- [Task brief]
Retype the whole listing, please, keeping every line exact and dropping the pictures.

- [Data provided]
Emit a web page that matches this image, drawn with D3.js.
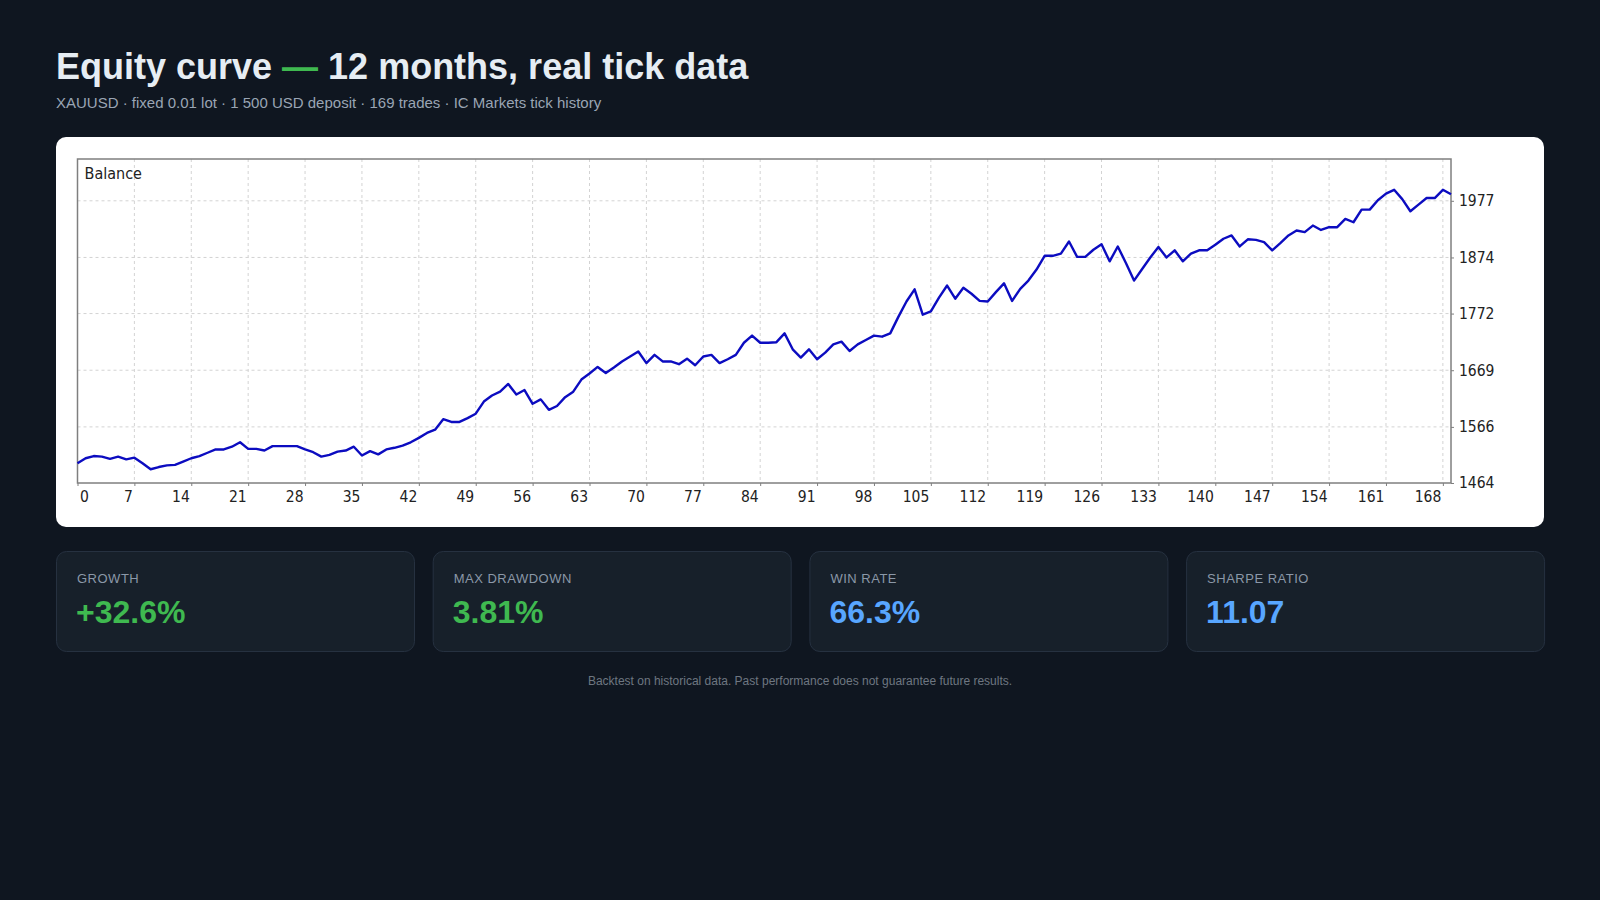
<!DOCTYPE html>
<html>
<head>
<meta charset="utf-8">
<script src="https://cdn.jsdelivr.net/npm/d3@7"></script>
<style>
  html, body { margin: 0; padding: 0; background: #0f1620; }
  svg { display: block; }
</style>
</head>
<body>
<svg id="chart" width="1600" height="900"></svg>
<script>
// balance after each trade (trade 0 = deposit)
const balance = [
  1500, 1509, 1513, 1512, 1508, 1512, 1507, 1510, 1500, 1489,
  1493, 1496, 1497, 1503, 1509, 1513, 1519, 1525, 1525, 1530,
  1538, 1526, 1526, 1523, 1531, 1531, 1531, 1531, 1525, 1520,
  1512, 1515, 1521, 1523, 1530, 1514, 1522, 1516, 1525, 1528,
  1532, 1538, 1546, 1555, 1561, 1580, 1575, 1575, 1582, 1590,
  1612, 1623, 1630, 1644, 1625, 1633, 1608, 1616, 1597, 1604,
  1620, 1630, 1652, 1663, 1675, 1664, 1674, 1685, 1694, 1703,
  1682, 1697, 1685, 1685, 1680, 1690, 1678, 1694, 1697, 1682,
  1689, 1697, 1719, 1732, 1719, 1719, 1720, 1736, 1707, 1692,
  1707, 1689, 1701, 1716, 1721, 1704, 1716, 1724, 1732, 1730,
  1736, 1766, 1794, 1816, 1770, 1776, 1801, 1823, 1799, 1819,
  1808, 1795, 1794, 1811, 1827, 1795, 1817, 1832, 1852, 1877,
  1877, 1881, 1903, 1875, 1875, 1888, 1898, 1867, 1894, 1864,
  1832, 1853, 1874, 1893, 1874, 1887, 1867, 1881, 1887, 1887,
  1897, 1908, 1914, 1894, 1907, 1906, 1902, 1887, 1900, 1914,
  1923, 1920, 1932, 1924, 1929, 1929, 1944, 1938, 1961, 1961,
  1978, 1990, 1997, 1980, 1958, 1970, 1982, 1982, 1997, 1989
];

const xTicks = [0, 7, 14, 21, 28, 35, 42, 49, 56, 63, 70, 77, 84, 91, 98, 105, 112, 119, 126, 133, 140, 147, 154, 161, 168];
const yTicks = [1464, 1566, 1669, 1772, 1874, 1977];
const yTop = 2053;

const statLabels = ["GROWTH", "MAX DRAWDOWN", "WIN RATE", "SHARPE RATIO"];
const statValues = ["+32.6%", "3.81%", "66.3%", "11.07"];
const statColors = ["#3fb950", "#3fb950", "#58a6ff", "#58a6ff"];

const svg = d3.select("#chart");
const sans = "'Liberation Sans', Arial, Helvetica, sans-serif";
const mtFont = "'DejaVu Sans Condensed', 'DejaVu Sans', sans-serif";

// heading
const title = svg.append("text")
  .attr("x", 56).attr("y", 79)
  .attr("font-family", sans).attr("font-size", 36).attr("font-weight", "bold")
  .attr("fill", "#e6edf3");
title.append("tspan").text("Equity curve ");
title.append("tspan").attr("fill", "#3fb950").text("—");
title.append("tspan").text(" 12 months, real tick data");

svg.append("text")
  .attr("x", 56).attr("y", 108)
  .attr("font-family", sans).attr("font-size", 15)
  .attr("fill", "#9aa5b4")
  .text("XAUUSD · fixed 0.01 lot · 1 500 USD deposit · 169 trades · IC Markets tick history");

// white card holding the chart
svg.append("rect")
  .attr("x", 56).attr("y", 137).attr("width", 1488).attr("height", 390)
  .attr("rx", 10).attr("fill", "#ffffff");

const plot = { left: 77.5, right: 1451, top: 159, bottom: 483 };

const x = d3.scaleLinear()
  .domain([0, balance.length - 1])
  .range([plot.left, plot.right]);

const y = d3.scaleLinear()
  .domain([yTicks[0], yTop])
  .range([plot.bottom, plot.top]);

const g = svg.append("g");

// grid
g.append("g")
  .selectAll("line")
  .data(xTicks.filter(d => d > 0))
  .enter().append("line")
    .attr("x1", d => x(d)).attr("x2", d => x(d))
    .attr("y1", plot.top).attr("y2", plot.bottom)
    .attr("stroke", "#d3d3d3").attr("stroke-dasharray", "3,3");

g.append("g")
  .selectAll("line")
  .data(yTicks.slice(1))
  .enter().append("line")
    .attr("x1", plot.left).attr("x2", plot.right)
    .attr("y1", d => y(d)).attr("y2", d => y(d))
    .attr("stroke", "#d3d3d3").attr("stroke-dasharray", "3,3");

// axes
const xAxis = d3.axisBottom(x).tickValues(xTicks).tickSize(3).tickPadding(5).tickFormat(d3.format("d"));
const xg = g.append("g")
  .attr("transform", `translate(0,${plot.bottom})`)
  .call(xAxis);
xg.select(".domain").remove();
xg.selectAll("line").attr("stroke", "#7f7f7f");
xg.selectAll("text")
  .attr("font-family", mtFont).attr("font-size", 15.5).attr("fill", "#222")
  .attr("text-anchor", d => d === 0 ? "start" : "end")
  .attr("dx", d => d === 0 ? 2 : -2);

const yAxis = d3.axisRight(y).tickValues(yTicks).tickSize(3).tickPadding(5).tickFormat(d3.format("d"));
const yg = g.append("g")
  .attr("transform", `translate(${plot.right},0)`)
  .call(yAxis);
yg.select(".domain").remove();
yg.selectAll("line").attr("stroke", "#7f7f7f");
yg.selectAll("text")
  .attr("font-family", mtFont).attr("font-size", 15.5).attr("fill", "#222");

// plot frame
g.append("rect")
  .attr("x", plot.left).attr("y", plot.top)
  .attr("width", plot.right - plot.left).attr("height", plot.bottom - plot.top)
  .attr("fill", "none").attr("stroke", "#7f7f7f").attr("stroke-width", 1.5);

g.append("text")
  .attr("x", plot.left + 7).attr("y", plot.top + 20)
  .attr("font-family", mtFont).attr("font-size", 16).attr("fill", "#222")
  .text("Balance");

// balance line
const line = d3.line()
  .x((d, i) => x(i))
  .y(d => y(d));

g.append("path")
  .datum(balance)
  .attr("d", line)
  .attr("fill", "none")
  .attr("stroke", "#0c0cc0")
  .attr("stroke-width", 2.4)
  .attr("stroke-linejoin", "round");

// stat cards
const cardW = 358, cardGap = 18.7;
const cards = svg.append("g")
  .selectAll("g")
  .data(statLabels)
  .enter().append("g")
    .attr("transform", (d, i) => `translate(${56 + i * (cardW + cardGap)},551)`);

cards.append("rect")
  .attr("x", 0.5).attr("y", 0.5)
  .attr("width", cardW).attr("height", 100)
  .attr("rx", 10)
  .attr("fill", "#17202a").attr("stroke", "#263140");

cards.append("text")
  .attr("x", 21).attr("y", 32)
  .attr("font-family", sans).attr("font-size", 13)
  .attr("letter-spacing", 0.5)
  .attr("fill", "#8b98a8")
  .text(d => d);

cards.append("text")
  .attr("x", 20).attr("y", 72)
  .attr("font-family", sans).attr("font-size", 32).attr("font-weight", "bold")
  .attr("fill", (d, i) => statColors[i])
  .text((d, i) => statValues[i]);

svg.append("text")
  .attr("x", 800).attr("y", 685)
  .attr("text-anchor", "middle")
  .attr("font-family", sans).attr("font-size", 12)
  .attr("fill", "#6e7681")
  .text("Backtest on historical data. Past performance does not guarantee future results.");
</script>
</body>
</html>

- [Correct answer]
Emit a web page that matches this image, drawn with D3.js.
<!DOCTYPE html>
<html>
<head>
<meta charset="utf-8">
<script src="https://cdn.jsdelivr.net/npm/d3@7"></script>
<style>
  html, body { margin: 0; padding: 0; background: #0f1620; }
  svg { display: block; }
</style>
</head>
<body>
<svg id="chart" width="1600" height="900"></svg>
<script>
// balance after each trade (trade 0 = deposit)
const balance = [
  1500, 1509, 1513, 1512, 1508, 1512, 1507, 1510, 1500, 1489,
  1493, 1496, 1497, 1503, 1509, 1513, 1519, 1525, 1525, 1530,
  1538, 1526, 1526, 1523, 1531, 1531, 1531, 1531, 1525, 1520,
  1512, 1515, 1521, 1523, 1530, 1514, 1522, 1516, 1525, 1528,
  1532, 1538, 1546, 1555, 1561, 1580, 1575, 1575, 1582, 1590,
  1612, 1623, 1630, 1644, 1625, 1633, 1608, 1616, 1597, 1604,
  1620, 1630, 1652, 1663, 1675, 1664, 1674, 1685, 1694, 1703,
  1682, 1697, 1685, 1685, 1680, 1690, 1678, 1694, 1697, 1682,
  1689, 1697, 1719, 1732, 1719, 1719, 1720, 1736, 1707, 1692,
  1707, 1689, 1701, 1716, 1721, 1704, 1716, 1724, 1732, 1730,
  1736, 1766, 1794, 1816, 1770, 1776, 1801, 1823, 1799, 1819,
  1808, 1795, 1794, 1811, 1827, 1795, 1817, 1832, 1852, 1877,
  1877, 1881, 1903, 1875, 1875, 1888, 1898, 1867, 1894, 1864,
  1832, 1853, 1874, 1893, 1874, 1887, 1867, 1881, 1887, 1887,
  1897, 1908, 1914, 1894, 1907, 1906, 1902, 1887, 1900, 1914,
  1923, 1920, 1932, 1924, 1929, 1929, 1944, 1938, 1961, 1961,
  1978, 1990, 1997, 1980, 1958, 1970, 1982, 1982, 1997, 1989
];

const xTicks = [0, 7, 14, 21, 28, 35, 42, 49, 56, 63, 70, 77, 84, 91, 98, 105, 112, 119, 126, 133, 140, 147, 154, 161, 168];
const yTicks = [1464, 1566, 1669, 1772, 1874, 1977];
const yTop = 2053;

const statLabels = ["GROWTH", "MAX DRAWDOWN", "WIN RATE", "SHARPE RATIO"];
const statValues = ["+32.6%", "3.81%", "66.3%", "11.07"];
const statColors = ["#3fb950", "#3fb950", "#58a6ff", "#58a6ff"];

const svg = d3.select("#chart");
const sans = "'Liberation Sans', Arial, Helvetica, sans-serif";
const mtFont = "'DejaVu Sans Condensed', 'DejaVu Sans', sans-serif";

// heading
const title = svg.append("text")
  .attr("x", 56).attr("y", 79)
  .attr("font-family", sans).attr("font-size", 36).attr("font-weight", "bold")
  .attr("fill", "#e6edf3");
title.append("tspan").text("Equity curve ");
title.append("tspan").attr("fill", "#3fb950").text("—");
title.append("tspan").text(" 12 months, real tick data");

svg.append("text")
  .attr("x", 56).attr("y", 108)
  .attr("font-family", sans).attr("font-size", 15)
  .attr("fill", "#9aa5b4")
  .text("XAUUSD · fixed 0.01 lot · 1 500 USD deposit · 169 trades · IC Markets tick history");

// white card holding the chart
svg.append("rect")
  .attr("x", 56).attr("y", 137).attr("width", 1488).attr("height", 390)
  .attr("rx", 10).attr("fill", "#ffffff");

const plot = { left: 77.5, right: 1451, top: 159, bottom: 483 };

const x = d3.scaleLinear()
  .domain([0, balance.length - 1])
  .range([plot.left, plot.right]);

const y = d3.scaleLinear()
  .domain([yTicks[0], yTop])
  .range([plot.bottom, plot.top]);

const g = svg.append("g");

// grid
g.append("g")
  .selectAll("line")
  .data(xTicks.filter(d => d > 0))
  .enter().append("line")
    .attr("x1", d => x(d)).attr("x2", d => x(d))
    .attr("y1", plot.top).attr("y2", plot.bottom)
    .attr("stroke", "#d3d3d3").attr("stroke-dasharray", "3,3");

g.append("g")
  .selectAll("line")
  .data(yTicks.slice(1))
  .enter().append("line")
    .attr("x1", plot.left).attr("x2", plot.right)
    .attr("y1", d => y(d)).attr("y2", d => y(d))
    .attr("stroke", "#d3d3d3").attr("stroke-dasharray", "3,3");

// axes
const xAxis = d3.axisBottom(x).tickValues(xTicks).tickSize(3).tickPadding(5).tickFormat(d3.format("d"));
const xg = g.append("g")
  .attr("transform", `translate(0,${plot.bottom})`)
  .call(xAxis);
xg.select(".domain").remove();
xg.selectAll("line").attr("stroke", "#7f7f7f");
xg.selectAll("text")
  .attr("font-family", mtFont).attr("font-size", 15.5).attr("fill", "#222")
  .attr("text-anchor", d => d === 0 ? "start" : "end")
  .attr("dx", d => d === 0 ? 2 : -2);

const yAxis = d3.axisRight(y).tickValues(yTicks).tickSize(3).tickPadding(5).tickFormat(d3.format("d"));
const yg = g.append("g")
  .attr("transform", `translate(${plot.right},0)`)
  .call(yAxis);
yg.select(".domain").remove();
yg.selectAll("line").attr("stroke", "#7f7f7f");
yg.selectAll("text")
  .attr("font-family", mtFont).attr("font-size", 15.5).attr("fill", "#222");

// plot frame
g.append("rect")
  .attr("x", plot.left).attr("y", plot.top)
  .attr("width", plot.right - plot.left).attr("height", plot.bottom - plot.top)
  .attr("fill", "none").attr("stroke", "#7f7f7f").attr("stroke-width", 1.5);

g.append("text")
  .attr("x", plot.left + 7).attr("y", plot.top + 20)
  .attr("font-family", mtFont).attr("font-size", 16).attr("fill", "#222")
  .text("Balance");

// balance line
const line = d3.line()
  .x((d, i) => x(i))
  .y(d => y(d));

g.append("path")
  .datum(balance)
  .attr("d", line)
  .attr("fill", "none")
  .attr("stroke", "#0c0cc0")
  .attr("stroke-width", 2.4)
  .attr("stroke-linejoin", "round");

// stat cards
const cardW = 358, cardGap = 18.7;
const cards = svg.append("g")
  .selectAll("g")
  .data(statLabels)
  .enter().append("g")
    .attr("transform", (d, i) => `translate(${56 + i * (cardW + cardGap)},551)`);

cards.append("rect")
  .attr("x", 0.5).attr("y", 0.5)
  .attr("width", cardW).attr("height", 100)
  .attr("rx", 10)
  .attr("fill", "#17202a").attr("stroke", "#263140");

cards.append("text")
  .attr("x", 21).attr("y", 32)
  .attr("font-family", sans).attr("font-size", 13)
  .attr("letter-spacing", 0.5)
  .attr("fill", "#8b98a8")
  .text(d => d);

cards.append("text")
  .attr("x", 20).attr("y", 72)
  .attr("font-family", sans).attr("font-size", 32).attr("font-weight", "bold")
  .attr("fill", (d, i) => statColors[i])
  .text((d, i) => statValues[i]);

svg.append("text")
  .attr("x", 800).attr("y", 685)
  .attr("text-anchor", "middle")
  .attr("font-family", sans).attr("font-size", 12)
  .attr("fill", "#6e7681")
  .text("Backtest on historical data. Past performance does not guarantee future results.");
</script>
</body>
</html>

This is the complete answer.